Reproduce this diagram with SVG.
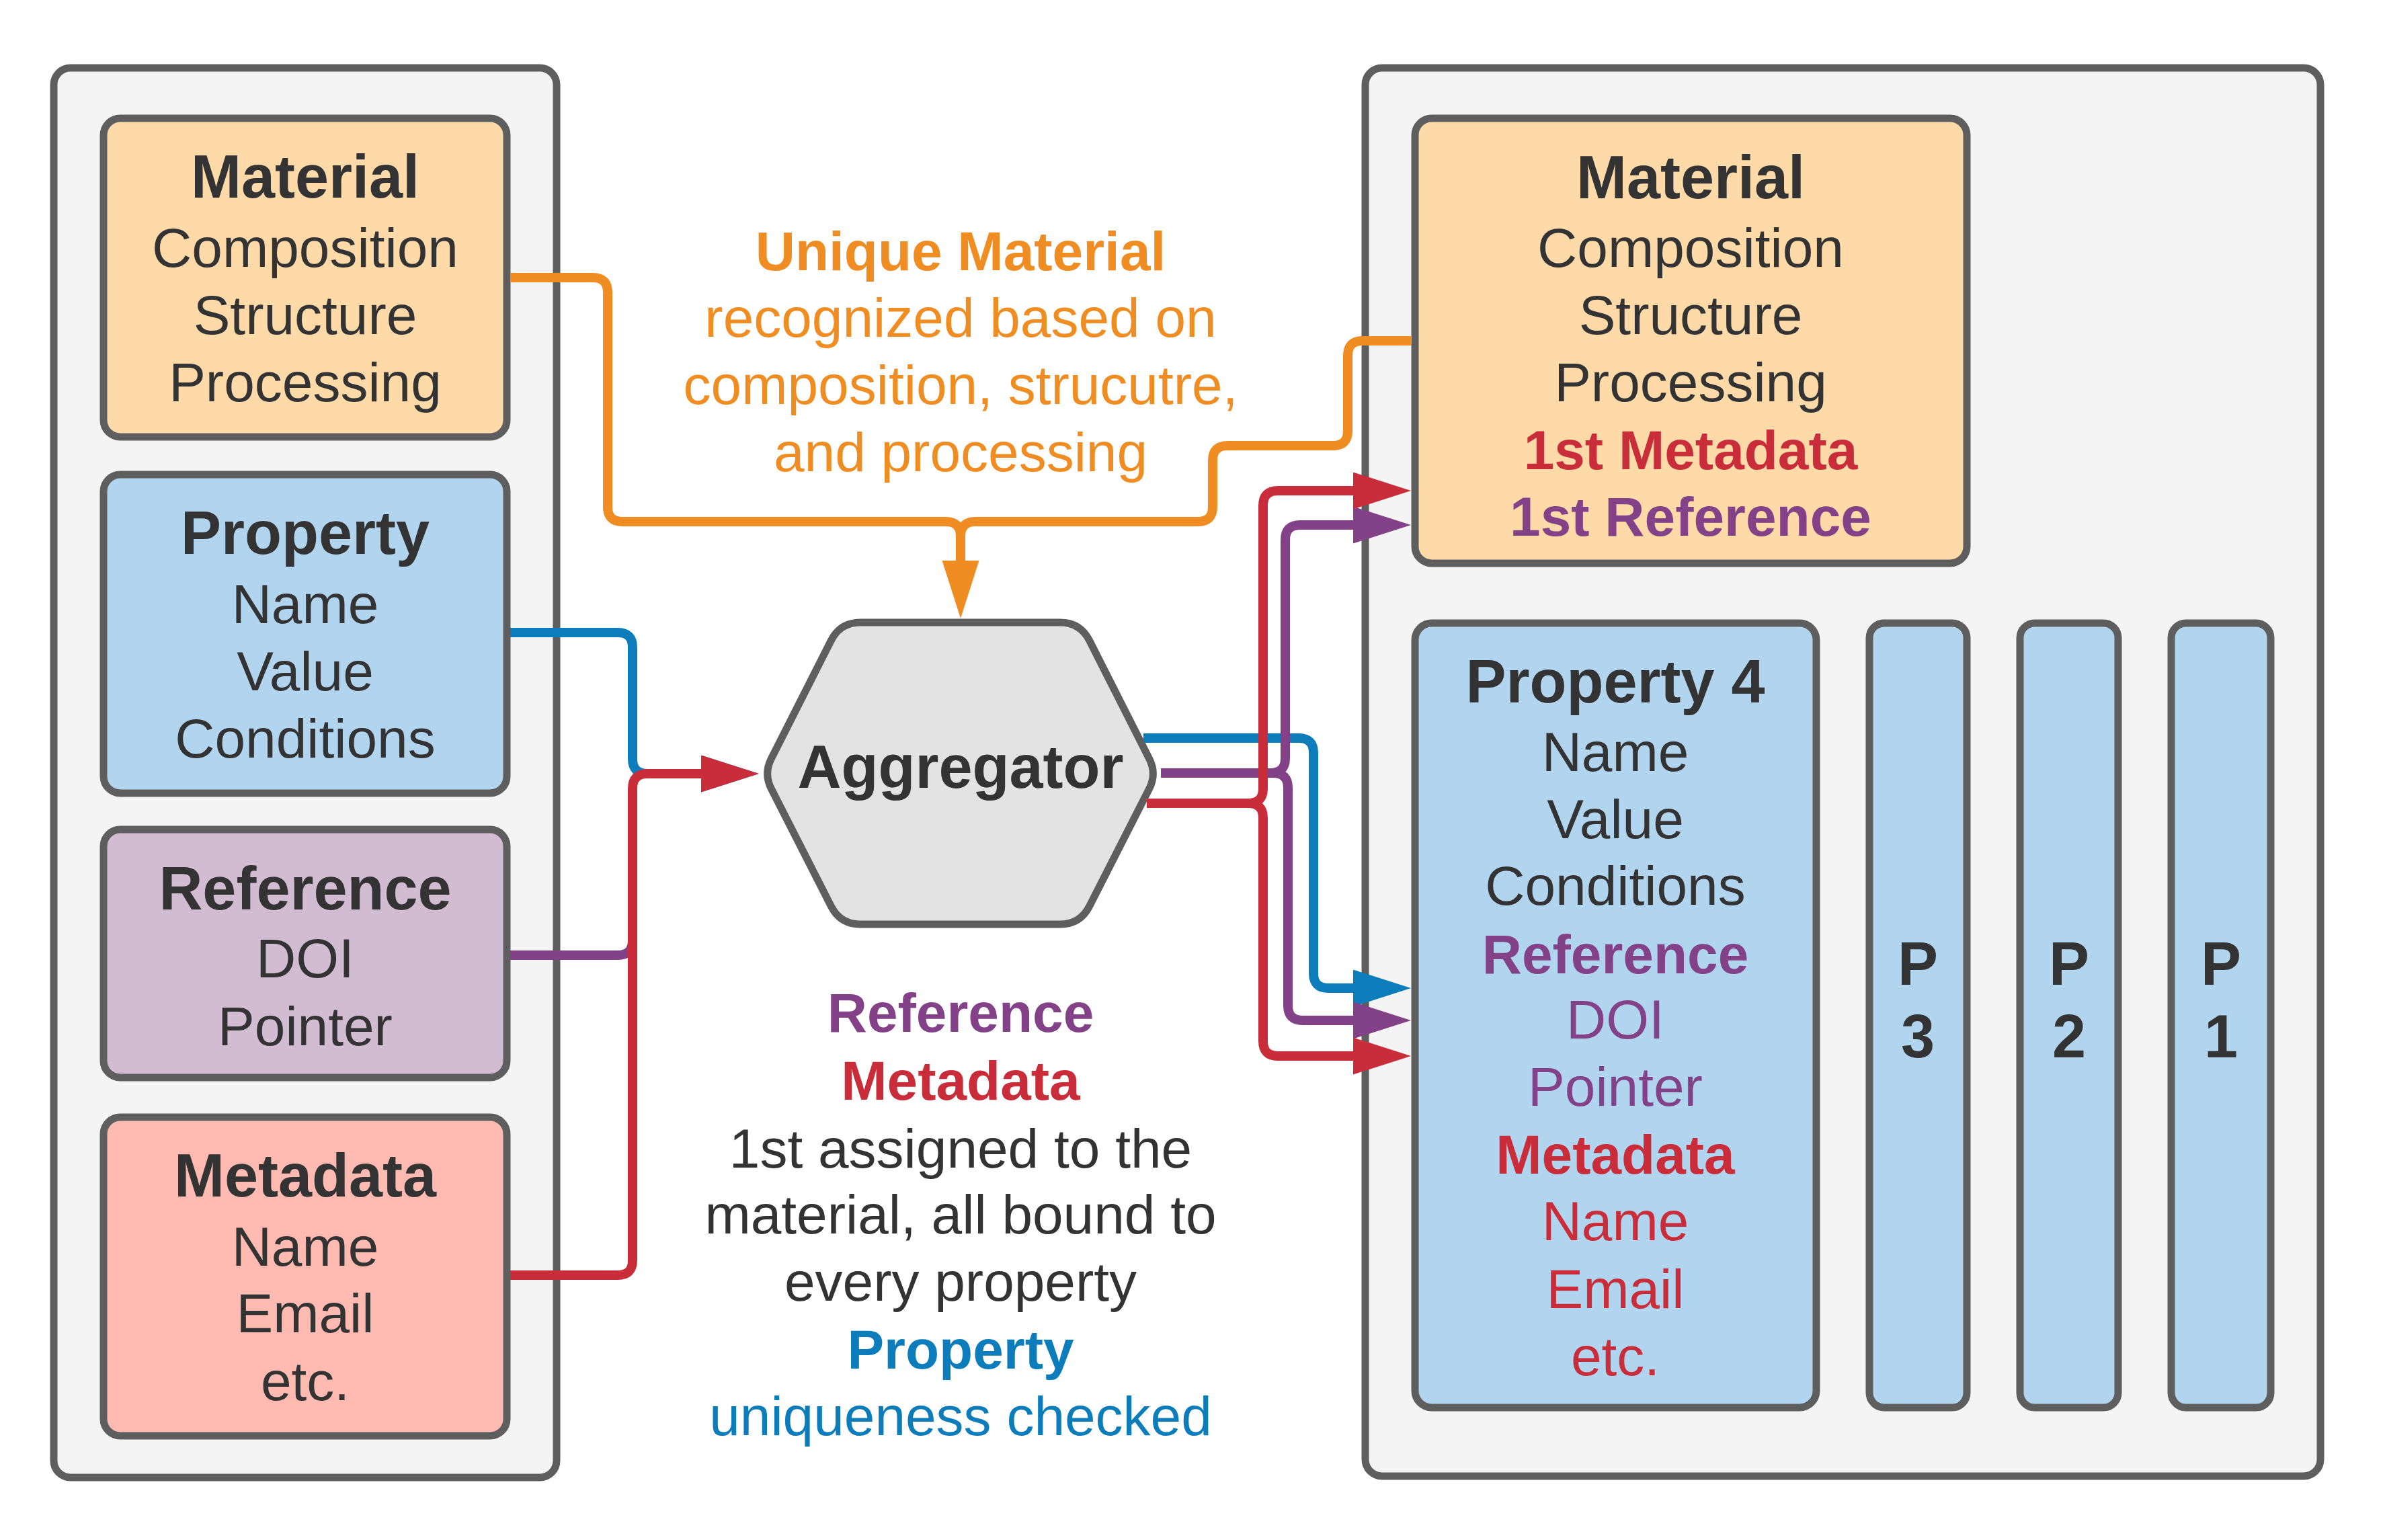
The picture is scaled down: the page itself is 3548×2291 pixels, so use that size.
<svg xmlns="http://www.w3.org/2000/svg" width="3548" height="2291" viewBox="0 0 3548 2291">
<style>
  .cont{fill:#F4F4F4;stroke:#5E5E5E;stroke-width:11}
  .box{stroke:#5E5E5E;stroke-width:11}
  .mat{fill:#FEDAA8}
  .prop{fill:#B2D5EF}
  .ref{fill:#D2BCD2}
  .meta{fill:#FFBBB1}
  .hex{fill:#E3E3E3;stroke:#5E5E5E;stroke-width:11}
  text{font-family:"Liberation Sans",Arial,sans-serif;text-anchor:middle;fill:#333333;font-size:82px}
  .t{font-size:90px;font-weight:bold}
  .b{font-weight:bold}
  .cO{fill:#EF8D22}
  .cB{fill:#0C7CBA}
  .cP{fill:#834187}
  .cR{fill:#C92D39}
  .ln{fill:none;stroke-width:14}
  .lO{stroke:#EF8D22}
  .lB{stroke:#0C7CBA}
  .lP{stroke:#834187}
  .lR{stroke:#C92D39}
</style>
<defs>
  <marker id="aO" markerUnits="userSpaceOnUse" markerWidth="86" markerHeight="55" refX="0" refY="27.5" orient="auto"><path d="M0,0 L86,27.5 L0,55 Z" fill="#EF8D22"/></marker>
  <marker id="aB" markerUnits="userSpaceOnUse" markerWidth="86" markerHeight="55" refX="0" refY="27.5" orient="auto"><path d="M0,0 L86,27.5 L0,55 Z" fill="#0C7CBA"/></marker>
  <marker id="aP" markerUnits="userSpaceOnUse" markerWidth="86" markerHeight="55" refX="0" refY="27.5" orient="auto"><path d="M0,0 L86,27.5 L0,55 Z" fill="#834187"/></marker>
  <marker id="aR" markerUnits="userSpaceOnUse" markerWidth="86" markerHeight="55" refX="0" refY="27.5" orient="auto"><path d="M0,0 L86,27.5 L0,55 Z" fill="#C92D39"/></marker>
</defs>
<rect width="3548" height="2291" fill="#FFFFFF"/>

<g id="input-container"><rect class="cont" x="80" y="101" width="748" height="2097" rx="25"/></g>
<g id="output-container"><rect class="cont" x="2031" y="101" width="1421" height="2095" rx="25"/></g>

<g id="material-in">
  <rect class="box mat" x="154" y="176" width="600" height="474" rx="25"/>
  <text class="t" x="454" y="294">Material</text>
  <text x="454" y="397">Composition</text>
  <text x="454" y="497">Structure</text>
  <text x="454" y="597">Processing</text>
</g>
<g id="property-in">
  <rect class="box prop" x="154" y="706" width="600" height="474" rx="25"/>
  <text class="t" x="454" y="824">Property</text>
  <text x="454" y="927">Name</text>
  <text x="454" y="1027">Value</text>
  <text x="454" y="1127">Conditions</text>
</g>
<g id="reference-in">
  <rect class="box ref" x="154" y="1234" width="600" height="369" rx="25"/>
  <text class="t" x="454" y="1353">Reference</text>
  <text x="454" y="1454">DOI</text>
  <text x="454" y="1555">Pointer</text>
</g>
<g id="metadata-in">
  <rect class="box meta" x="154" y="1662" width="600" height="474" rx="25"/>
  <text class="t" x="454" y="1780">Metadata</text>
  <text x="454" y="1883">Name</text>
  <text x="454" y="1982">Email</text>
  <text x="454" y="2083">etc.</text>
</g>

<g id="aggregator">
  <path class="hex" d="M1147.3,1128.7 L1236.4,952.8 Q1250,926 1280,926 L1577,926 Q1607,926 1620.6,952.8 L1709.7,1128.7 Q1721,1151 1709.7,1173.3 L1620.6,1348.2 Q1607,1375 1577,1375 L1280,1375 Q1250,1375 1236.4,1348.2 L1147.3,1173.3 Q1136,1151 1147.3,1128.7 Z"/>
  <text class="t" x="1429" y="1172">Aggregator</text>
</g>

<g id="label-unique">
  <text class="b cO" x="1429" y="402">Unique Material</text>
  <text class="cO" x="1429" y="501">recognized based on</text>
  <text class="cO" x="1429" y="601">composition, strucutre,</text>
  <text class="cO" x="1429" y="701">and processing</text>
</g>
<g id="label-binding">
  <text class="b cP" x="1429" y="1535">Reference</text>
  <text class="b cR" x="1429" y="1636">Metadata</text>
  <text x="1429" y="1737">1st assigned to the</text>
  <text x="1429" y="1835">material, all bound to</text>
  <text x="1429" y="1935">every property</text>
  <text class="b cB" x="1429" y="2036">Property</text>
  <text class="cB" x="1429" y="2135">uniqueness checked</text>
</g>

<g id="material-out">
  <rect class="box mat" x="2105" y="176" width="821" height="662" rx="25"/>
  <text class="t" x="2515" y="295">Material</text>
  <text x="2515" y="397">Composition</text>
  <text x="2515" y="497">Structure</text>
  <text x="2515" y="597">Processing</text>
  <text class="b cR" x="2515" y="698">1st Metadata</text>
  <text class="b cP" x="2515" y="797">1st Reference</text>
</g>
<g id="property-4">
  <rect class="box prop" x="2105" y="927" width="597" height="1167" rx="25"/>
  <text class="t" x="2403" y="1045">Property 4</text>
  <text x="2403" y="1147">Name</text>
  <text x="2403" y="1247">Value</text>
  <text x="2403" y="1346">Conditions</text>
  <text class="b cP" x="2403" y="1448">Reference</text>
  <text class="cP" x="2403" y="1545">DOI</text>
  <text class="cP" x="2403" y="1645">Pointer</text>
  <text class="b cR" x="2403" y="1746">Metadata</text>
  <text class="cR" x="2403" y="1845">Name</text>
  <text class="cR" x="2403" y="1946">Email</text>
  <text class="cR" x="2403" y="2046">etc.</text>
</g>
<g id="property-3">
  <rect class="box prop" x="2781" y="927" width="145" height="1167" rx="22"/>
  <text class="t" x="2853" y="1465">P</text>
  <text class="t" x="2853" y="1573">3</text>
</g>
<g id="property-2">
  <rect class="box prop" x="3005" y="927" width="146" height="1167" rx="22"/>
  <text class="t" x="3078" y="1465">P</text>
  <text class="t" x="3078" y="1573">2</text>
</g>
<g id="property-1">
  <rect class="box prop" x="3230" y="927" width="148" height="1167" rx="22"/>
  <text class="t" x="3304" y="1465">P</text>
  <text class="t" x="3304" y="1573">1</text>
</g>

<g id="connectors">
  <path class="ln lO" d="M759,413 H882 Q904,413 904,435 V754 Q904,776 926,776 H1407 Q1429,776 1429,798 V834" marker-end="url(#aO)"/>
  <path class="ln lO" d="M2099,507 H2027 Q2005,507 2005,529 V641 Q2005,663 1983,663 H1826 Q1804,663 1804,685 V754 Q1804,776 1782,776 H1451 Q1429,776 1429,798"/>
  <path class="ln lP" d="M759,1421 H919 Q941,1421 941,1399 V1370"/>
  <path class="ln lB" d="M759,941 H919 Q941,941 941,963 V1129 Q941,1151 963,1151 H1043" marker-end="url(#aB)"/>
  <path class="ln lR" d="M759,1897 H919 Q941,1897 941,1875 V1173 Q941,1151 963,1151 H1043" marker-end="url(#aR)"/>
  <path class="ln lB" d="M1701,1098 H1932 Q1954,1098 1954,1120 V1448 Q1954,1470 1976,1470 H2013" marker-end="url(#aB)"/>
  <path class="ln lP" d="M1727,1150 H1890 Q1912,1150 1912,1128 V803 Q1912,781 1934,781 H2013" marker-end="url(#aP)"/>
  <path class="ln lP" d="M1890,1150 H1894 Q1916,1150 1916,1172 V1496 Q1916,1518 1938,1518 H2013" marker-end="url(#aP)"/>
  <path class="ln lR" d="M1706,1195 H1857 Q1879,1195 1879,1173 V752 Q1879,730 1901,730 H2013" marker-end="url(#aR)"/>
  <path class="ln lR" d="M1850,1195 H1857 Q1879,1195 1879,1217 V1549 Q1879,1571 1901,1571 H2013" marker-end="url(#aR)"/>
</g>
</svg>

----

→ TASK GOAL
Pick out the lines above that hold the string "size" and show them.

→ RESULT FOR THIS EXERCISE
The picture is scaled down: the page itself is 3548×2291 pixels, so use that size.
  text{font-family:"Liberation Sans",Arial,sans-serif;text-anchor:middle;fill:#333333;font-size:82px}
  .t{font-size:90px;font-weight:bold}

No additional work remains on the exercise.